At the very adult age of 27, I decided to log into my Tumblr for the first time in years. It's been a long time coming. A few years ago, I befriended someone who was Tumblr famous (lowkey) and, as expected, is extremely cool and funny. We talk about how thankful we are for it, and how cool and funny it made us, even though it felt like we were in the trenches. We speak in references only known to those who have our specific brand of tumblr brain rot, and exchange stories about 2014 era online drama that were exclusive to our specific feeds.
Two years ago, I half-jokingly predicted a Tumblr resurgence, and they said something like, "resurgence? it never died." Last year, Liam Payne died at 33, an age I couldn't imagine reaching when I first saw that gif, but I now recognize as incredibly young, and I thought about Tumblr. I thought about how I wanted to get married to Harry Styles, and laughed about how I thought I would be getting married at 27.
This year, I started reading Kaitlyn Tiffany's book, "Everything I need from you: How fangirls created the internet as we know it." It's about online culture and One Direction. I justified purchasing it by telling myself I was preparing for grad school and rediscovering more informative forms of entertainment than my current go-to: endlessly scrolling social media sites that monetize my attention spans and then use ad money to subsidize (primarily) right wing content and political movements. In reality, I just love One Direction, fangirls, and the internet-- enough to write a masters thesis about it.

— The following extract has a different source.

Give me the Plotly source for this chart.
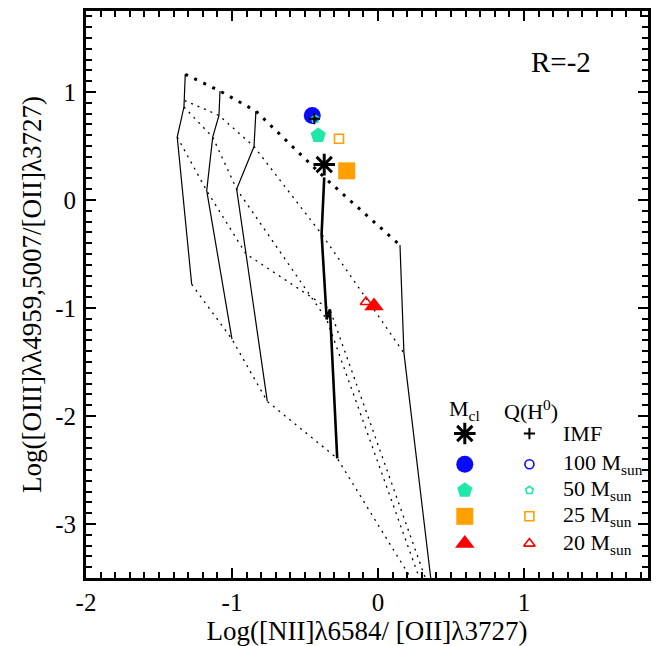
import plotly.graph_objects as go

# ---------------- data ----------------
# solid model tracks
track1_x = [-1.320, -1.324, -1.329, -1.375, -1.276]
track1_y = [1.164, 0.921, 0.861, 0.582, -0.781]
track2_x = [-1.082, -1.089, -1.132, -1.173, -1.000]
track2_y = [1.009, 0.783, 0.582, 0.086, -1.289]
track3_x = [-0.836, -0.849, -0.968, -0.904, -0.758]
track3_y = [0.823, 0.495, 0.102, -0.499, -1.865]
thick_x = [-0.368, -0.386, -0.351, -0.329, -0.279]
thick_y = [0.210, -0.316, -1.106, -1.013, -2.392]
track5_x = [0.151, 0.178, 0.363]
track5_y = [-0.418, -1.416, -3.517]

# dotted iso-lines across the tracks
rowA_x = [-1.320, -1.082, -0.836, -0.368, 0.151]
rowA_y = [1.164, 1.009, 0.823, 0.210, -0.418]
rowB_x = [-1.324, -1.089, -0.849, -0.386, 0.178]
rowB_y = [0.921, 0.783, 0.495, -0.316, -1.416]
rowC_x = [-1.329, -1.132, -0.968, -0.351, 0.288]
rowC_y = [0.861, 0.582, 0.102, -1.106, -3.517]
rowD_x = [-1.375, -1.173, -0.904, -0.329, 0.329]
rowD_y = [0.582, 0.086, -0.499, -1.013, -3.517]
rowE_x = [-1.276, -1.000, -0.758, -0.279, 0.233]
rowE_y = [-0.781, -1.289, -1.865, -2.392, -3.517]

# cluster (M_cl) points
mcl_labels = ["IMF", "100", "50", "25", "20"]
mcl_x = [-0.368, -0.450, -0.409, -0.214, -0.027]
mcl_y = [0.328, 0.783, 0.598, 0.270, -0.982]
# Q(H0) points
qh_x = [-0.436, -0.450, -0.430, -0.267, -0.082]
qh_y = [0.753, 0.783, 0.750, 0.567, -0.945]

legend_text = ["IMF", "100 M<sub>sun</sub>", "50 M<sub>sun</sub>",
               "25 M<sub>sun</sub>", "20 M<sub>sun</sub>"]
colors = ["black", "#0a0aff", "#1ee8a8", "#ffa000", "#ff0000"]
filled_symbols = ["asterisk", "circle", "pentagon", "square", "triangle-up"]
filled_sizes = [18, 17, 16, 17, 17]
open_symbols = ["cross-thin", "circle-open", "pentagon-open", "square-open", "triangle-up-open"]
open_sizes = [8, 9, 8, 9, 10]

xticks = [-2, -1, 0, 1]
xtick_text = ["-2", "-1", "0", "1"]
yticks = [1, 0, -1, -2, -3]
ytick_text = ["1", "0", "-1", "-2", "-3"]

FONT = "Liberation Serif"

fig = go.Figure()

thin = dict(color="black", width=1.2)
for xs, ys in [(track1_x, track1_y), (track2_x, track2_y), (track3_x, track3_y), (track5_x, track5_y)]:
    fig.add_trace(go.Scatter(x=xs, y=ys, mode="lines", line=thin, showlegend=False, hoverinfo="skip"))
fig.add_trace(go.Scatter(x=thick_x, y=thick_y, mode="lines", line=dict(color="black", width=2.6),
                         showlegend=False, hoverinfo="skip"))
fig.add_trace(go.Scatter(x=rowA_x, y=rowA_y, mode="lines",
                         line=dict(color="black", width=3, dash="3px,7px"), showlegend=False, hoverinfo="skip"))
for xs, ys in [(rowB_x, rowB_y), (rowC_x, rowC_y), (rowD_x, rowD_y), (rowE_x, rowE_y)]:
    fig.add_trace(go.Scatter(x=xs, y=ys, mode="lines",
                             line=dict(color="black", width=1.3, dash="2px,5px"), showlegend=False, hoverinfo="skip"))


def marker(sym, size, col):
    if sym in ("asterisk", "cross-thin"):
        return dict(symbol=sym, size=size, color=col, line=dict(color=col, width=3 if sym == "asterisk" else 2))
    if sym.endswith("-open"):
        return dict(symbol=sym, size=size, color=col, line=dict(color=col, width=1.6))
    return dict(symbol=sym, size=size, color=col, line=dict(width=0))

# data markers: filled (M_cl) then open (Q(H0))
for i in [1, 2, 3, 4, 0]:
    fig.add_trace(go.Scatter(x=[mcl_x[i]], y=[mcl_y[i]], mode="markers",
                             marker=marker(filled_symbols[i], filled_sizes[i], colors[i]),
                             showlegend=False, hoverinfo="skip"))
for i in [1, 2, 3, 4, 0]:
    fig.add_trace(go.Scatter(x=[qh_x[i]], y=[qh_y[i]], mode="markers",
                             marker=marker(open_symbols[i], open_sizes[i], colors[i]),
                             showlegend=False, hoverinfo="skip"))

# hand-made legend on an overlay axis in plot-fraction units
leg_col1, leg_col2, leg_text = 0.674, 0.789, 0.845
leg_rows = [0.2548, 0.2006, 0.1548, 0.1088, 0.0607]
leg_head = 0.296
for i in range(5):
    fig.add_trace(go.Scatter(x=[leg_col1], y=[leg_rows[i]], xaxis="x2", yaxis="y2", mode="markers",
                             marker=marker(filled_symbols[i], filled_sizes[i], colors[i]),
                             showlegend=False, hoverinfo="skip"))
    fig.add_trace(go.Scatter(x=[leg_col2], y=[leg_rows[i]], xaxis="x2", yaxis="y2", mode="markers",
                             marker=marker(open_symbols[i], open_sizes[i], colors[i]),
                             showlegend=False, hoverinfo="skip"))

annotations = []
for i in range(5):
    annotations.append(dict(x=leg_text, y=leg_rows[i], xref="x2", yref="y2", text=legend_text[i],
                            showarrow=False, xanchor="left", yanchor="middle",
                            font=dict(family=FONT, size=22, color="black")))
annotations.append(dict(x=leg_col1, y=leg_head, xref="x2", yref="y2", text="M<sub>cl</sub>",
                        showarrow=False, xanchor="center", yanchor="middle",
                        font=dict(family=FONT, size=22, color="black")))
annotations.append(dict(x=0.792, y=leg_head, xref="x2", yref="y2", text="Q(H<sup>0</sup>)",
                        showarrow=False, xanchor="center", yanchor="middle",
                        font=dict(family=FONT, size=22, color="black")))
annotations.append(dict(x=0.845, y=0.9105, xref="x2", yref="y2", text="R=-2",
                        showarrow=False, xanchor="center", yanchor="middle",
                        font=dict(family=FONT, size=29, color="black")))

axis_common = dict(showgrid=False, zeroline=False, showline=True, linecolor="black", linewidth=3,
                   mirror="allticks", ticks="inside", ticklen=10, tickwidth=2, tickcolor="black",
                   automargin=False,
                   tickfont=dict(family=FONT, size=25, color="black"),
                   minor=dict(ticks="inside", ticklen=6, tickwidth=2, tickcolor="black", dtick=0.1))

fig.update_layout(
    width=667, height=646,
    margin=dict(l=86, r=19, t=11, b=68),
    plot_bgcolor="white", paper_bgcolor="white",
    annotations=annotations,
    xaxis=dict(range=[-2, 1.85], tickmode="array", tickvals=xticks, ticktext=xtick_text,
               ticklabelstandoff=0,
               title=dict(text="Log([NII]\u03bb6584/ [OII]\u03bb3727)", standoff=2,
                          font=dict(family=FONT, size=27, color="black")),
               **axis_common),
    yaxis=dict(range=[-3.5, 1.75], tickmode="array", tickvals=yticks, ticktext=ytick_text,
               ticklabelstandoff=2,
               title=dict(text="Log([OIII]\u03bb\u03bb4959,5007/[OII]\u03bb3727)", standoff=6,
                          font=dict(family=FONT, size=27, color="black")),
               **axis_common),
    xaxis2=dict(overlaying="x", range=[0, 1], visible=False),
    yaxis2=dict(overlaying="y", range=[0, 1], visible=False),
)

fig.write_html("out.html")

I am 27 and I am nostalgic for Tumblr. And on my 27th birthday, it finally feels right to reconnect with a time in my life where I had the least amount of empathy for myself, on a platform that earnestly set me down the path towards developing that empathy. So here I am, deciding to not only open my blog, but post about this. EW!
A year ago, I never thought I would say those words. But I have spent the past week reading about fangirls and thinking about all the internet history lost because people deleted links or deactivated their tumblrs. I spent the last four years frustrated about all the incomplete, inaccessible, or missing links I find trying to write up a research report for work. I understand the importance of archiving. In the moment, reblogging a Liam Payne gif or a video of a Barney stuffed animal getting shot and then told to meet his maker felt ephemeral and silly. But it can mean some silly researcher, 10 years down the line, has a better understanding of what life was like for you when you were 13 or 16. And it means that you may have a better chance of seeing that video, 20 years down the line, and suddenly getting transported back to your childhood bedroom, and remembering what it felt like to be a teenage girl.
Posting and deleting is a philosophical practice ™ . Embracing your humiliating online archive is, I would argue, an act of historical preservation and radical sincerity, which has become a scarce commodity on social media. As a woman in a Garfield costume once told me, to cringe is proof that you have changed and grown up a little-- to cringe is to be alive.
All this is to say, I'm logging off to do laundry and be a 27 year old adult with job and responsibilities and agency, and thankfully, none of it involves planning a wedding to Harry Styles or anyone else. But I am keeping My Tumblr online, hopefully for forever-- or at least until Yahoo or whoever pulls the plug and this website kicks the bucket. I am doing so because My Tumblr is an archive of my (frankly embarrassing!) history as a dangerously online teenage girl. It serves as a testament to my own development as a person, as evidence of our collective ability to change and grow and possibly even log off, and, maybe as a resource for internet researchers.